Wednesday, March 14, 2012

Wine Not Help Small Business?

When it rains it pours. It seems that legislatures like to get on a bandwagon and roll with it. OpenMarket.org, a blog of the Competitive Enterprise Institute, featured a lengthy list of proposed alcohol laws in their Alcohol Regulation Roundup.  Many of them focus on beer and breweries, but quite a few affect the wine industry. For example, the recently filed Arizona referendum hoping to raise taxes on all alcoholic beverages. Part of the referendum calls for an increase in wine taxes by 20 cents per bottle (making wine taxed at $1.04 a gallow!).  However, the money is said to support alcoholism-related social programs. In New York, lawmakers are pushing to legalize wine in grocery stores. The economy stimulating goal is clearly repented in the title of the legislature, the "Wine Industry and Liquor Store Revitalization Act."

One might think wine and immediately think deep pockets and rich snooty people make and drinking the delicious elixir. But notions like these make it easy to forget that there are many small wine makers, who are more economically vulnerable and were hit heaviest by the Great Recession. Enter Alabama House bill sponsored by Representative Becky Nordgren, R-Gadsden.  The Alabama House’s Economic Development and Tourism committee bill hopes to even the playing field to allow small farm wineries to be competitive. 

The bill has stalled since its first reading early last month, but Nordgren stresses the powerful effect this bill could have. Currently in Alabama, wine manufactures can only sell on their premises, and this bill would allow farm wineries to sell to wholesalers or distributors.  America's alcohol operates under a  three-tier distribution system. The distribution system emerged after the prohibition, with the historic rationale to assure that alcohol taxes are duly paid and collected by the government. Further, it is believed by some that the system "serves the interests of everyone in the value chain: consumers, states and their revenue collectors, local communities, brewers, wholesalers and retailers. Consumer choice would suffer if retailers were owned or controlled by a supplier or distributor, as they would feature only the brands offered by these suppliers and exclude others."

However, Nordgren says the current structure systematically disadvantages small business. While small farm wineries can currently sell bottles of wine on their premises, they struggle distributing their product because they don't produce large enough quantities to entice distributors. She thinks that if you allow farm wineries to self-distribute, you will give them the leg up needed to grow to a size that would distributors would be willing to work with.

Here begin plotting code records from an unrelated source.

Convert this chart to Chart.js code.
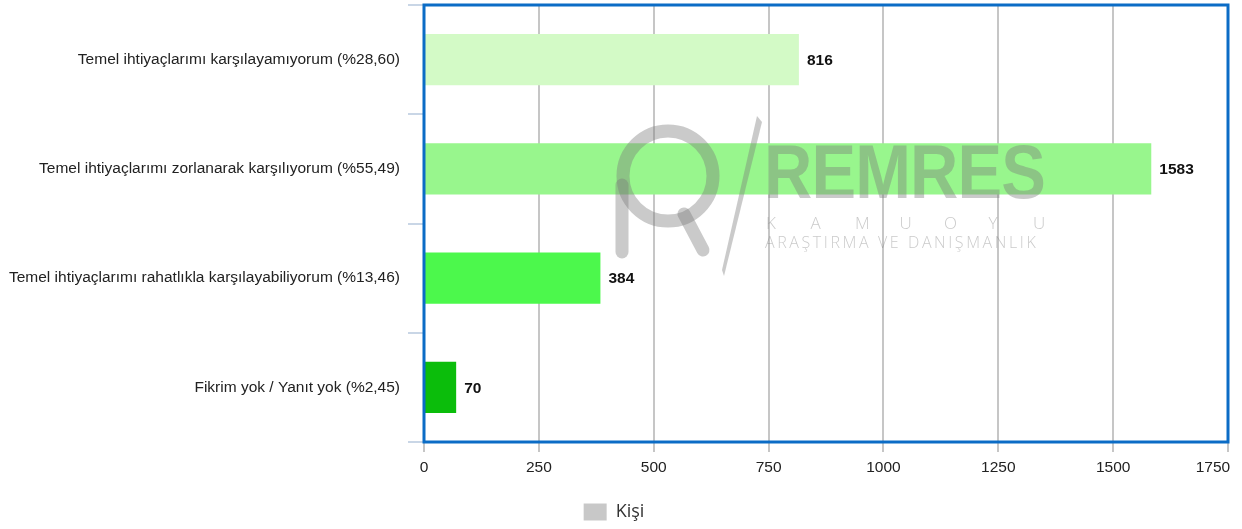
<!DOCTYPE html>
<html>
<head>
<meta charset="utf-8">
<script src="https://cdn.jsdelivr.net/npm/chart.js@4.4.1/dist/chart.umd.min.js"></script>
<style>
  html, body { margin: 0; padding: 0; background: #fff; }
  #wrap { width: 1242px; height: 529px; }
</style>
</head>
<body>
<div id="wrap"><canvas id="chart"></canvas></div>
<script>
const categories = [
  "Temel ihtiyaçlarımı karşılayamıyorum (%28,60)",
  "Temel ihtiyaçlarımı zorlanarak karşılıyorum (%55,49)",
  "Temel ihtiyaçlarımı rahatlıkla karşılayabiliyorum (%13,46)",
  "Fikrim yok / Yanıt yok (%2,45)"
];
const values = [816, 1583, 384, 70];
const barColors = ["#d3fac6", "#98f68d", "#4cf84c", "#0bbd0b"];
const seriesName = "Kişi";
const xTicks = [0, 250, 500, 750, 1000, 1250, 1500, 1750];

const FONT = "'Liberation Sans', Arial, sans-serif";

// numbers at the end of each bar
const valueLabels = {
  id: "valueLabels",
  afterDatasetsDraw(chart) {
    const ctx = chart.ctx;
    const meta = chart.getDatasetMeta(0);
    ctx.save();
    ctx.font = "bold 15.5px " + FONT;
    ctx.fillStyle = "#111";
    ctx.textBaseline = "middle";
    meta.data.forEach((bar, i) => {
      ctx.fillText(values[i], bar.x + 8, bar.y + 1);
    });
    ctx.restore();
  }
};

// blue frame round the plot + watermark
const frameAndMark = {
  id: "frameAndMark",
  afterDraw(chart) {
    const ctx = chart.ctx;
    const a = chart.chartArea;
    ctx.save();
    ctx.globalAlpha = 0.4;
    ctx.strokeStyle = "#7a7a7a";
    ctx.fillStyle = "#7a7a7a";
    ctx.lineCap = "round";
    ctx.lineWidth = 13;
    ctx.beginPath();
    ctx.arc(668, 176, 45, 0, Math.PI * 2);
    ctx.stroke();
    ctx.beginPath();
    ctx.moveTo(622, 185); ctx.lineTo(622, 252);
    ctx.stroke();
    ctx.beginPath();
    ctx.moveTo(684, 214); ctx.lineTo(703, 250);
    ctx.stroke();
    ctx.beginPath();
    ctx.moveTo(757, 116); ctx.lineTo(762, 122); ctx.lineTo(724, 276); ctx.lineTo(722, 270);
    ctx.closePath();
    ctx.fill();
    ctx.save();
    ctx.translate(764, 198);
    ctx.scale(0.88, 1);
    ctx.font = "bold 76px " + FONT;
    ctx.textBaseline = "alphabetic";
    ctx.letterSpacing = "-1px";
    ctx.fillText("REMRES", 0, 0);
    ctx.restore();
    ctx.font = "300 17px 'Open Sans', sans-serif";
    ctx.letterSpacing = "0px";
    "KAMUOYU".split("").forEach((c, i) => ctx.fillText(c, 766 + i * 44.5, 224));
    ctx.font = "300 16px 'Open Sans', sans-serif";
    ctx.letterSpacing = "2.6px";
    ctx.fillText("ARAŞTIRMA VE DANIŞMANLIK", 765, 243);
    ctx.restore();

    ctx.save();
    ctx.strokeStyle = "#0b6cc6";
    ctx.lineWidth = 3;
    ctx.strokeRect(a.left, a.top, a.right - a.left, a.bottom - a.top);
    ctx.restore();
  }
};

new Chart(document.getElementById("chart"), {
  type: "bar",
  data: {
    labels: categories,
    datasets: [{
      label: seriesName,
      data: values,
      backgroundColor: barColors,
      borderWidth: 0,
      barPercentage: 0.47,
      categoryPercentage: 1
    }]
  },
  options: {
    indexAxis: "y",
    responsive: true,
    maintainAspectRatio: false,
    animation: false,
    layout: { padding: { top: 5, right: 14, left: 0, bottom: -2 } },
    plugins: {
      tooltip: { enabled: false },
      legend: {
        position: "bottom",
        labels: {
          generateLabels: () => [{
            text: seriesName, fillStyle: "#c8c8c8", strokeStyle: "#c8c8c8", lineWidth: 0, fontColor: "#333"
          }],
          boxWidth: 23,
          boxHeight: 17,
          padding: 8,
          color: "#333",
          font: { family: "'Open Sans', sans-serif", size: 18 }
        }
      }
    },
    scales: {
      x: {
        min: 0,
        max: 1750,
        afterBuildTicks: s => { s.ticks = xTicks.map(v => ({ value: v })); },
        afterFit: s => { s.height = 53; s.paddingLeft = 0; s.paddingRight = 0; },
        grid: { color: "#c6c6c6", lineWidth: 2, tickLength: 10 },
        border: { display: false },
        ticks: {
          color: "#222",
          padding: 6,
          maxRotation: 0,
          // last label sits inside the canvas, like the original
          callback: v => v === xTicks[xTicks.length - 1] ? v + "\u00a0\u00a0\u00a0\u00a0\u00a0\u00a0\u00a0" : String(v),
          font: { family: FONT, size: 15.5 }
        }
      },
      y: {
        afterFit: s => { s.width = 424; s.paddingTop = 0; s.paddingBottom = 0; },
        grid: { drawOnChartArea: false, color: "#c9d6e6", lineWidth: 2, tickLength: 16, offset: true },
        border: { display: false },
        ticks: {
          color: "#222",
          padding: 8,
          font: { family: FONT, size: 15.5 }
        }
      }
    }
  },
  plugins: [valueLabels, frameAndMark]
});
</script>
</body>
</html>
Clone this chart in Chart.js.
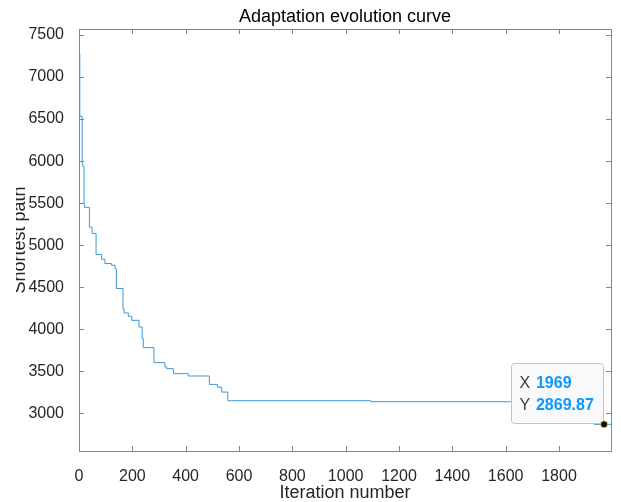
<!DOCTYPE html>
<html>
<head>
<meta charset="utf-8">
<script src="https://cdn.jsdelivr.net/npm/chart.js@4/dist/chart.umd.min.js"></script>
<style>html,body{margin:0;padding:0;background:#fff}</style>
</head>
<body>
<canvas id="curve" width="621" height="502"></canvas>
<script>
// iteration at which the best path changes, and the new best length
var iterations = [1, 3, 4, 12, 14, 19, 21, 39, 49, 64, 85, 97, 122, 135, 140, 165, 169, 185, 198, 225, 237, 241, 281, 322, 329, 354, 410, 489, 519, 535, 558, 1094, 1932, 1995];
var pathLengths = [7274, 6545, 6530, 5960, 5940, 5480, 5450, 5215, 5140, 4889, 4833, 4782, 4762, 4722, 4485, 4243, 4194, 4155, 4107, 4027, 3889, 3782, 3604, 3551, 3532, 3473, 3445, 3345, 3313, 3254, 3151, 3139, 2869.87, 2869.87];
var xTicks = [0, 200, 400, 600, 800, 1000, 1200, 1400, 1600, 1800];
var yTicks = [3000, 3500, 4000, 4500, 5000, 5500, 6000, 6500, 7000, 7500];
var tipX = 1969;
var tipY = 2869.87;

Chart.defaults.font.family = '"Liberation Sans", Arial, Helvetica, sans-serif';

var points = iterations.map(function (it, i) { return { x: it, y: pathLengths[i] }; });

var axesColor = '#858585';

var matlabAxes = {
  id: 'matlabAxes',
  afterDraw: function (chart) {
    var ctx = chart.ctx, a = chart.chartArea;
    var xs = chart.scales.x, ys = chart.scales.y;
    ctx.save();
    ctx.strokeStyle = axesColor;
    ctx.lineWidth = 1;
    ctx.strokeRect(Math.round(a.left) + 0.5, Math.round(a.top) + 0.5, Math.round(a.right - a.left), Math.round(a.bottom - a.top));
    ctx.beginPath();
    xTicks.forEach(function (v) {
      var px = Math.round(xs.getPixelForValue(v)) + 0.5;
      ctx.moveTo(px, a.bottom); ctx.lineTo(px, a.bottom - 5);
      ctx.moveTo(px, a.top); ctx.lineTo(px, a.top + 5);
    });
    yTicks.forEach(function (v) {
      var py = Math.round(ys.getPixelForValue(v)) + 0.5;
      ctx.moveTo(a.left, py); ctx.lineTo(a.left + 5, py);
      ctx.moveTo(a.right, py); ctx.lineTo(a.right - 5, py);
    });
    ctx.stroke();
    ctx.restore();

    // y label, cut off on the left as in the original figure
    ctx.save();
    ctx.beginPath();
    ctx.rect(16, 0, chart.width, chart.height);
    ctx.clip();
    ctx.translate(24.5, (a.top + a.bottom) / 2);
    ctx.rotate(-Math.PI / 2);
    ctx.font = '18px ' + Chart.defaults.font.family;
    ctx.fillStyle = '#262626';
    ctx.textAlign = 'center';
    ctx.textBaseline = 'alphabetic';
    ctx.fillText('Shortest path', 0, 0);
    ctx.restore();

    // data tip
    var px = xs.getPixelForValue(tipX), py = ys.getPixelForValue(tipY);
    var bw = 92, bh = 60, br = px - 0.6, bb = py - 1;
    ctx.save();
    ctx.beginPath();
    ctx.roundRect(Math.round(br - bw) + 0.5, Math.round(bb - bh) + 0.5, bw, bh, 3);
    ctx.fillStyle = '#f9f9fc';
    ctx.fill();
    ctx.strokeStyle = '#c4c4c8';
    ctx.lineWidth = 1;
    ctx.stroke();
    ctx.textBaseline = 'middle';
    ctx.textAlign = 'left';
    var lx = br - bw + 8, vx = br - bw + 24.5;
    ctx.font = '16px ' + Chart.defaults.font.family;
    ctx.fillStyle = '#404040';
    ctx.fillText('X', lx, bb - bh + 20);
    ctx.fillText('Y', lx, bb - bh + 42);
    ctx.font = 'bold 16px ' + Chart.defaults.font.family;
    ctx.fillStyle = '#0a99ff';
    ctx.fillText(String(tipX), vx, bb - bh + 20);
    ctx.fillText(String(tipY), vx, bb - bh + 42);
    ctx.beginPath();
    ctx.arc(px, py, 3.6, 0, Math.PI * 2);
    ctx.fillStyle = '#111';
    ctx.fill();
    ctx.strokeStyle = '#e6dc5a';
    ctx.lineWidth = 1;
    ctx.stroke();
    ctx.restore();
  }
};

function plainNumber(v) { return String(v); }

new Chart(document.getElementById('curve'), {
  type: 'line',
  data: {
    datasets: [{
      data: points,
      borderColor: '#3d98d6',
      borderWidth: 1,
      pointRadius: 0,
      stepped: 'before',
      fill: false
    }]
  },
  options: {
    responsive: false,
    animation: false,
    events: [],
    layout: { padding: { left: 0, right: 10, top: 0, bottom: 0 } },
    plugins: {
      legend: { display: false },
      tooltip: { enabled: false },
      title: {
        display: true,
        text: 'Adaptation evolution curve',
        fullSize: false,
        color: '#000',
        font: { size: 18, weight: 'normal' },
        padding: { top: 6, bottom: 1.4 }
      }
    },
    scales: {
      x: {
        type: 'linear',
        min: 0,
        max: 1995,
        afterBuildTicks: function (s) { s.ticks = xTicks.map(function (v) { return { value: v }; }); },
        afterFit: function (s) { s.height = 51; },
        grid: { display: false },
        border: { display: false },
        ticks: { color: '#262626', font: { size: 16 }, padding: 8, maxRotation: 0, autoSkip: false, callback: plainNumber },
        title: { display: true, text: 'Iteration number', color: '#262626', font: { size: 18 }, padding: { top: 0, bottom: -2 } }
      },
      y: {
        type: 'linear',
        min: 2553,
        max: 7571,
        afterBuildTicks: function (s) { s.ticks = yTicks.map(function (v) { return { value: v }; }); },
        afterFit: function (s) { s.width = 79; },
        grid: { display: false },
        border: { display: false },
        ticks: { color: '#262626', font: { size: 16 }, padding: 7, autoSkip: false, callback: plainNumber }
      }
    }
  },
  plugins: [matlabAxes]
});
</script>
</body>
</html>
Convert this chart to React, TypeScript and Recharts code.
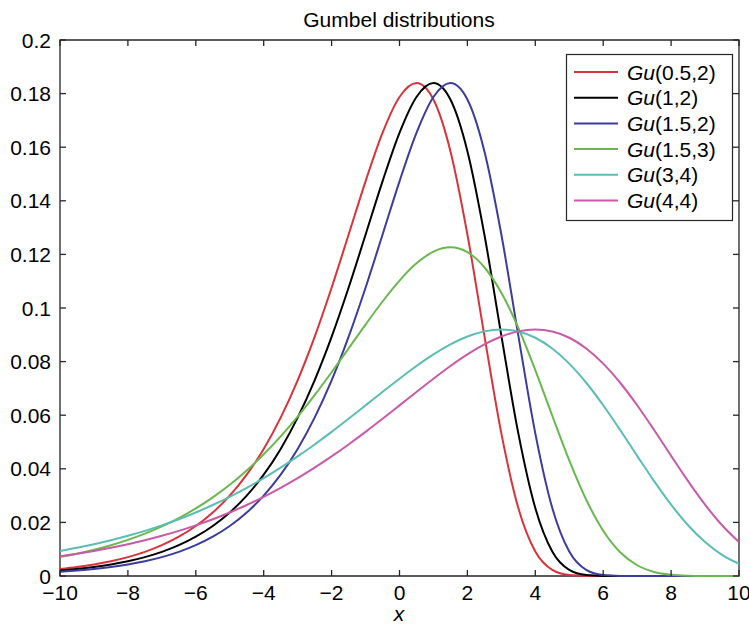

But are Alabama small wineries really in an economic position that ensure this legislation will serve its purpose? While I am doubtful, Nordgren and supporters are not. A similar experiment in North Carolina was met with great success. The state had 19 wineries before the bill, and in the five year period after the bill was passed the number reached a whopping 99. These wineries equated to jobs and taxes for the state, and a 2011 study by Frank, Rimmerman & Co. of St. Helena, California estimated
 "the total economic impact of the wine industry was $1.28 billion. During the five-year period, the number of jobs in the North Carolina wine industry increased from 5,727 to 7,575 and wages paid increased from $158 million to $237 million. Production increased from 470,000 cases to 529,000 cases, and the number of wineries grew from 55 to 89. Wine-related tourism produced $122 million in 2005 and increased to $156 million in 2009. In the final year of the survey, the North Carolina wine industry paid $65 million in federal taxes and $51 million in state taxes.
John Copety, Wills Creek Vineyard owner, believes that the Alabama would have the same effect on its' state wine industry as its equivalent did in North Carolina. He confidently proclaimed that not only are "people ... going to buy wine,” and “[he'd] prefer them to buy wine from Alabama and not California.” As a Californian, I may not want this for selfish reasons, but I can't argue with a state trying to revitalize their economy.